***** Source material *****
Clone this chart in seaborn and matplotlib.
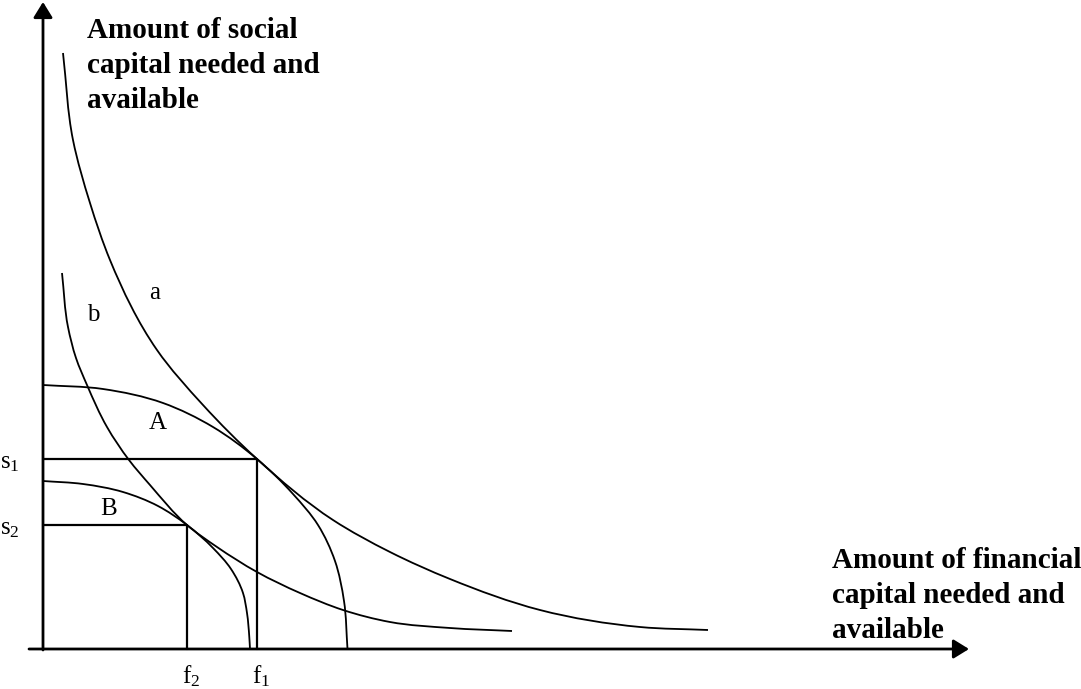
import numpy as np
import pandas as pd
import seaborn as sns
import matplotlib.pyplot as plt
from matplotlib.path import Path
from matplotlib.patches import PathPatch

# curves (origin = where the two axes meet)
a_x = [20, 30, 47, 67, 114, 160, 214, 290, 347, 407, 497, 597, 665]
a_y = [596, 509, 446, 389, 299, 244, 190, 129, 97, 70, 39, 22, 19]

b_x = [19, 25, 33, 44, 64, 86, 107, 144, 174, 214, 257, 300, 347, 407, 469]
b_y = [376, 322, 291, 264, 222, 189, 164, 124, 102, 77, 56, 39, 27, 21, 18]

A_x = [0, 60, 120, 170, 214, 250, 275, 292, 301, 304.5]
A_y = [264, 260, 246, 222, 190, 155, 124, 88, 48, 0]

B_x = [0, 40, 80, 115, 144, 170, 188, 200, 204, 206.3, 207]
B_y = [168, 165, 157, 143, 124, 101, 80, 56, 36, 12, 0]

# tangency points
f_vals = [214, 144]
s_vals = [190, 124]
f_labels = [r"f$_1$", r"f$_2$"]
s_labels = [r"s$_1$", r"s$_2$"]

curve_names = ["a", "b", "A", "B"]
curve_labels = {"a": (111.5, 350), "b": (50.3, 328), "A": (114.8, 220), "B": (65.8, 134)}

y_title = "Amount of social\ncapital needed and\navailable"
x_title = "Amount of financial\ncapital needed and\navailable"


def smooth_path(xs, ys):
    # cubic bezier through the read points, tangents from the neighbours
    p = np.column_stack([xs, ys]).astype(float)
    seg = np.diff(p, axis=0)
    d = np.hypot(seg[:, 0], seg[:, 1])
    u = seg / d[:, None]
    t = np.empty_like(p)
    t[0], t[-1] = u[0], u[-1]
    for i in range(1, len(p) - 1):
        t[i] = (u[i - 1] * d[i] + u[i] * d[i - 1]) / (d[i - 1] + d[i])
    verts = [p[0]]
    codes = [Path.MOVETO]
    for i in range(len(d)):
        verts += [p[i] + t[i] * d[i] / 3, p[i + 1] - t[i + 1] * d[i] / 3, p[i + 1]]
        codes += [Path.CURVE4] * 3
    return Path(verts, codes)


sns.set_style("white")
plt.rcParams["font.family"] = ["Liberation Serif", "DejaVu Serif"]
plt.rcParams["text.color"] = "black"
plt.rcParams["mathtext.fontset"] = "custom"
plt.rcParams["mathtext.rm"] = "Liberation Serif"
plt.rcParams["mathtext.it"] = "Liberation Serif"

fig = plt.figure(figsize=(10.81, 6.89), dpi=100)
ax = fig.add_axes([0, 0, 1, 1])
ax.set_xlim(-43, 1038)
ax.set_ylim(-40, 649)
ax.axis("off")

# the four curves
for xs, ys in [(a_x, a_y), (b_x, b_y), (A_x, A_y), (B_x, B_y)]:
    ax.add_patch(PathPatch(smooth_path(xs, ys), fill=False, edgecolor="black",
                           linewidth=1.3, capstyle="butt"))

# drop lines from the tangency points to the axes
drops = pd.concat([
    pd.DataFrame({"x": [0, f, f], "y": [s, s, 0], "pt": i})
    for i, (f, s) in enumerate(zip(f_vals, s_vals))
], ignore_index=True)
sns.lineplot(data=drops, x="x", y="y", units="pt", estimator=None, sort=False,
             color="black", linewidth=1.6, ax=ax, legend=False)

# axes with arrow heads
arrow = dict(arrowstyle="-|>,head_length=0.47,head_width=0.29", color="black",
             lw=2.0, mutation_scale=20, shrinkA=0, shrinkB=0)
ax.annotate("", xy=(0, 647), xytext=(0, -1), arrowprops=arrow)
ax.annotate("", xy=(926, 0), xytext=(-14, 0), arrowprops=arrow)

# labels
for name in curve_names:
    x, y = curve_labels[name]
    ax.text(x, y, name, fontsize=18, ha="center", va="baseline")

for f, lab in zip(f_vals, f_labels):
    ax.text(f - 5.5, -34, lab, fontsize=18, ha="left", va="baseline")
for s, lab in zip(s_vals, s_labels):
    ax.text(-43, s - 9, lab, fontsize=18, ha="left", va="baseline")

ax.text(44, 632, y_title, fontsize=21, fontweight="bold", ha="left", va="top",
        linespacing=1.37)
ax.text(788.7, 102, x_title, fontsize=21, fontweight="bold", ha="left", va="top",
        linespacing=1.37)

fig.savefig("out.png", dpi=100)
*****
## Your task
Working from the listing above, pick out every line that has "matplotlib" and copy it.

## Task result
Clone this chart in seaborn and matplotlib.
import matplotlib.pyplot as plt
from matplotlib.path import Path
from matplotlib.patches import PathPatch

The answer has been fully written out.